About this calculator
Simple linear regression models the relationship between an independent variable X and a dependent variable Y using the equation Ŷ = a + bX, where b is the slope and a is the intercept. The slope is calculated as b = (n·ΣXY − ΣX·ΣY) / (n·ΣX² − (ΣX)²). The Pearson correlation coefficient r = (n·ΣXY − ΣX·ΣY) / √[(n·ΣX² − (ΣX)²)(n·ΣY² − (ΣY)²)] measures the strength and direction of the linear association, ranging from −1 to +1. The coefficient of determination R² = r² tells you what proportion of variance in Y is explained by X. For example, R² = 0.81 means 81% of the variation in Y is accounted for by the linear model. These metrics together describe both the direction and the predictive power of the relationship.
How to use
Suppose you have three data points: X = 1, 2, 3 and Y = 2, 4, 5. Step 1: n = 3, ΣX = 6, ΣY = 11, ΣXY = (1×2)+(2×4)+(3×5) = 25, ΣX² = 14, ΣY² = 45. Step 2: Slope b = (3×25 − 6×11) / (3×14 − 6²) = (75 − 66) / (42 − 36) = 9 / 6 = 1.5. Step 3: r = (3×25 − 6×11) / √[(3×14 − 36)(3×45 − 121)] = 9 / √[6 × 14] = 9 / √84 ≈ 0.982. Step 4: R² ≈ 0.964, meaning 96.4% of the variance in Y is explained by X.
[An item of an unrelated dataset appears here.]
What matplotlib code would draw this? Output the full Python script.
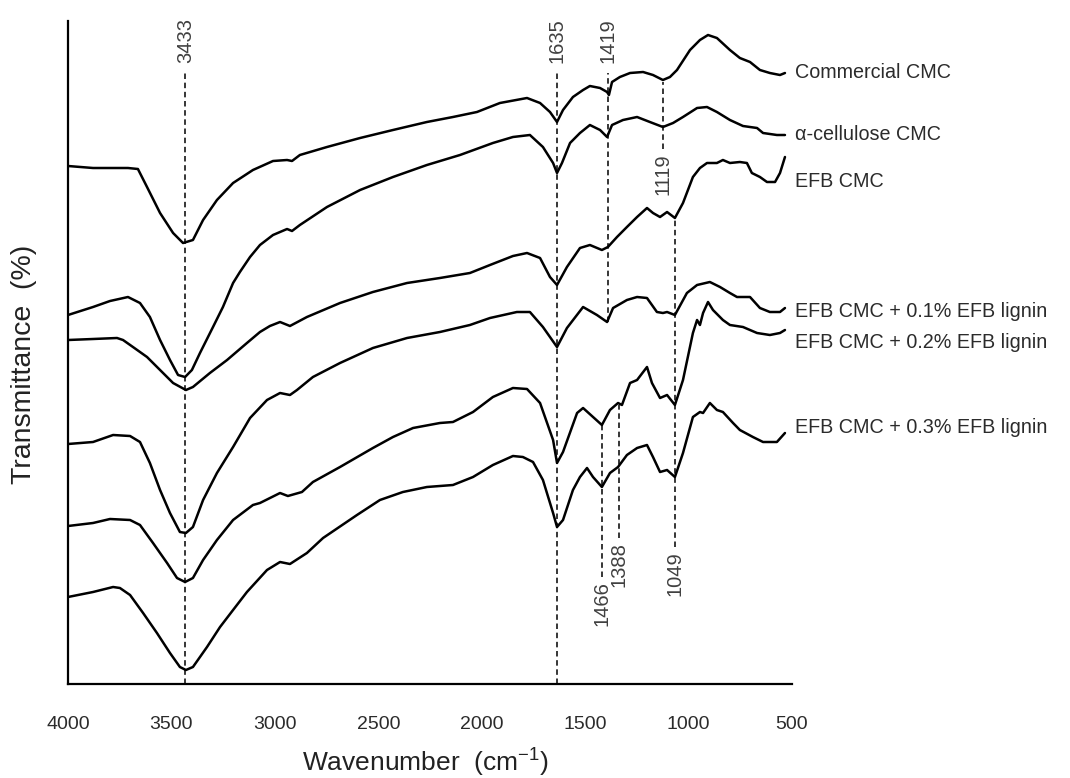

Frequently asked questions
What does the correlation coefficient r tell me about my data?
The correlation coefficient r measures both the strength and direction of the linear relationship between two variables, ranging from −1 to +1. A value near +1 indicates a strong positive relationship (as X increases, Y increases), while a value near −1 indicates a strong negative relationship. Values close to 0 suggest little to no linear association. Note that r only captures linear relationships — two variables can have a strong curved relationship yet show r ≈ 0. Always visualize your data with a scatter plot alongside calculating r.
What is R-squared and what is a good R-squared value?
R² (the coefficient of determination) equals r² and represents the proportion of variability in Y that is explained by the linear regression model. An R² of 0.75 means 75% of the variation in Y is accounted for by X. What constitutes a 'good' R² depends heavily on the field — physical sciences often expect R² above 0.99, while social sciences may consider 0.3 meaningful. A high R² does not guarantee the model is appropriate; always check residual plots to verify linear assumptions are met.
How is the slope of a regression line used for prediction?
The slope b tells you how much Y is expected to change for each one-unit increase in X. Once you have the slope and intercept from the regression, you can substitute any new X value into Ŷ = a + bX to generate a predicted Y. For instance, a slope of 2.5 in a height-weight regression means each additional centimeter of height is associated with 2.5 kg more weight on average. Predictions are most reliable when the new X falls within the range of your original data; extrapolating far beyond that range increases the risk of inaccurate predictions.